The third mode was Lunar Orbit Rendezvous, a plan developed by a team led by John C. Houbolt. In this mode, a rocket launches the capsule with the astronauts and a lunar lander, known as the "lunar excursion module"(LEM). When the astronauts reach lunar orbit, the LEM undocks from the command module (capsule) and descends to the surface of the moon. One astronaut of three remains in the command module which orbits the moon. The astronauts that have landed on the moon re-launch using an ascent stage of the LEM and re-join with the command module which is orbiting the moon to return to the earth.
Upon return to Earth, the command and service modules separate, leaving the command module to plunge into the Earth's atmosphere at a velocity of 25,000 mph.
Dr. John Houbolt, would not let the advantages of LOR be ignored. As a member of Lunar Mission Steering Group, Houbolt had been studying various technical aspects of space rendezvous since 1959 and was convinced, like several others at Langley Research Center, that LOR was not only the most feasible way to make it to the moon before the decade was out, it was the only way. He had reported his findings to NASA on various occasions but felt strongly that the internal task forces (to which he made presentations) were following arbitrarily established "ground rules." According to Houbolt, these ground rules were constraining NASA's thinking about the lunar mission -- and causing LOR to be ruled out before it was fairly considered.
Lunar-orbit rendezvous required docking the lunar module with the command module in lunar orbit. Astronauts practiced the complex task of separating and uniting spacecraft to master docking techniques with Langley's Rendezvous and Docking Simulator, today a National Historic Landmark.

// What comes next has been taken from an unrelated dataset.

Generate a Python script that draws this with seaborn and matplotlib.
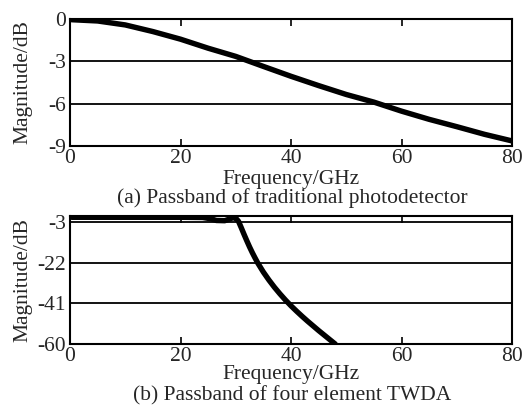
import numpy as np
import pandas as pd
import matplotlib
matplotlib.use("Agg")
import matplotlib.pyplot as plt
import seaborn as sns

# ---- data ----
freq_a = [0.3, 5, 10, 15, 20, 25, 30, 35, 40, 45, 50, 55, 60, 65, 70, 75, 80]
mag_a = [-0.05, -0.14, -0.42, -0.89, -1.43, -2.07, -2.65, -3.36, -4.06, -4.72,
         -5.35, -5.89, -6.53, -7.11, -7.63, -8.17, -8.64]

freq_b = [0.3, 5, 10, 15, 20, 24, 25.5, 26.5, 28, 29, 29.6, 30.0, 30.5, 31.0,
          31.5, 32.0, 32.5, 33.0, 33.5, 34.0, 35.0, 36.0, 37.0, 38.0, 39.0,
          40.0, 41.0, 42.0, 43.0, 44.0, 45.0, 46.0, 47.0, 48.0]
mag_b = [-0.6, -0.6, -0.6, -0.6, -0.6, -0.7, -1.3, -2.1, -2.2, -1.3, -0.7, -1.0,
         -2.5, -5.5, -8.6, -11.6, -14.5, -17.2, -19.7, -22.1, -26.3, -30.0,
         -33.4, -36.5, -39.4, -42.1, -44.6, -47.0, -49.3, -51.5, -53.7, -55.8,
         -57.9, -60.0]

xticks = [0, 20, 40, 60, 80]
yticks_a = [0, -3, -6, -9]
yticks_b = [-3, -22, -41, -60]

caption_a = "(a) Passband of traditional photodetector"
caption_b = "(b) Passband of four element TWDA"
xlabel = "Frequency/GHz"
ylabel = "Magnitude/dB"

sns.set_style("white")
plt.rcParams['font.family'] = ['Liberation Serif', 'DejaVu Serif']
FS = 15.5

fig = plt.figure(figsize=(5.27, 4.05), dpi=100)
W, H = 527, 405

def make_axes(top_px, bottom_px):
    left, right = 70, 512
    return fig.add_axes([left / W, 1 - bottom_px / H, (right - left) / W, (bottom_px - top_px) / H])

ax_a = make_axes(19, 146)
ax_b = make_axes(216, 344)

df_a = pd.DataFrame({"f": freq_a, "m": mag_a})
df_b = pd.DataFrame({"f": freq_b, "m": mag_b})

for ax, df, ylim, yt, xl_y in [
    (ax_a, df_a, (-9, 0), yticks_a, -0.26),
    (ax_b, df_b, (-60, 0), yticks_b, -0.236),
]:
    for v in yt:
        ax.axhline(v, color="black", lw=1.3, zorder=1)
    sns.lineplot(data=df, x="f", y="m", ax=ax, color="black", lw=3.9,
                 sort=False, estimator=None, zorder=3)
    ax.set_xlim(0, 80)
    ax.set_ylim(*ylim)
    ax.set_xticks(xticks)
    ax.set_xticklabels([str(t) for t in xticks], fontsize=FS)
    ax.set_yticks(yt)
    ax.set_yticklabels([str(t) for t in yt], fontsize=FS)
    ax.tick_params(axis="x", which="both", direction="in", top=True, bottom=True,
                   length=5, width=1.2, pad=2.5, color="black")
    ax.tick_params(axis="y", length=0, pad=3)
    for s in ax.spines.values():
        s.set_visible(True)
        s.set_color("black")
        s.set_linewidth(1.5)
    ax.set_xlabel(xlabel, fontsize=FS)
    ax.xaxis.set_label_coords(0.5, xl_y)
    ax.xaxis.label.set_verticalalignment("center")
    ax.set_ylabel(ylabel, fontsize=FS)
    ax.yaxis.set_label_coords((23 - 70) / 442, 0.5)
    ax.yaxis.label.set_verticalalignment("center")
    ax.grid(False)
    ax.set_facecolor("white")

fig.text(292 / W, 1 - 198 / H, caption_a, ha="center", va="center", fontsize=FS)
fig.text(292 / W, 1 - 396 / H, caption_b, ha="center", va="center", fontsize=FS)

fig.savefig("out.png", dpi=100, facecolor="white")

In November 1961, Houbolt took the bold step of skipping proper channels and writing a private letter, nine pages long, directly to Robert C. Seamans, the associate administrator. "Somewhat as a voice in the wilderness," Houbolt protested LOR's exclusion. "Do we want to go to the moon or not?" the Langley engineer asked. "Why is Nova, with its ponderous size simply just accepted, and why is a much less grandiose scheme involving rendezvous ostracized or put on the defensive? I fully realize that contacting you in this manner is somewhat unorthodox," Houbolt admitted, "but the issues at stake are crucial enough to us all that an unusual course is warranted."
It took two weeks for Seamans to reply to Houbolt's extraordinary letter. The associate administrator agreed that "it would be extremely harmful to our organization and to the country if our qualified staff were unduly limited by restrictive guidelines." He assured Houbolt that NASA would in the future be paying more attention to LOR than it had up to this time.
In the following months, NASA did just that, and to the surprise of many both inside and outside the agency, the darkhorse candidate, LOR, quickly became the front runner. Several factors decided the issue in its favor. First, there was growing disenchantment with the idea of direct ascent due to the time and money it was going to take to develop the huge Nova rocket. Second, there was increasing technical apprehension over how the relatively large spacecraft demanded even by Earth-orbit rendezvous would be able to maneuver to a soft landing on the moon. As one NASA engineer who changed his mind explained: "The business of eye balling that thing down to the moon really didn't have a satisfactory answer. The best thing about LOR was that it allowed us to build a separate vehicle for landing."
The first major group to break camp in favor of LOR was Robert Gilruth's Space Task Group, which was still located at Langley but was soon to move to Houston. The second to come over was the Von Braun team at the Marshall Space Flight Center in Huntsville, Alabama. Then these two powerful groups of converts, along with the original true believers at Langley, persuaded key officials at NASA Headquarters, notably Administrator James Webb, who had been holding out for direct ascent, that LOR was the only way to land on the moon by 1969. With the key players inside NASA lined up behind the concept, Webb approved LOR in July 1962. He did it even though President Kennedy's science advisor, Jerome Wiesner, remained firmly opposed to LOR.
Whether NASA's choice of LOR would have been made in the summer of 1962 or at any later time without the research information, the commitment, and the crusading zeal of Houbolt and his associates at NASA Langley is a matter for historical conjecture. However, the basic contribution made by the Langley researchers is beyond debate. They were the first in NASA to recognize the fundamental advantages of the LOR concept, and for a critical period of time in the early 1960s they were also the only ones inside of the agency to foster it and fight for it.
Thousands of factors contributed to the ultimate success of Apollo, but no single factor was more essential than the concept of lunar-orbit rendezvous. Without NASA's adoption of this stubbornly-held minority opinion, we may still have gotten to the moon, but almost certainly it would not have been accomplished by the end of the decade, as President Kennedy had wanted.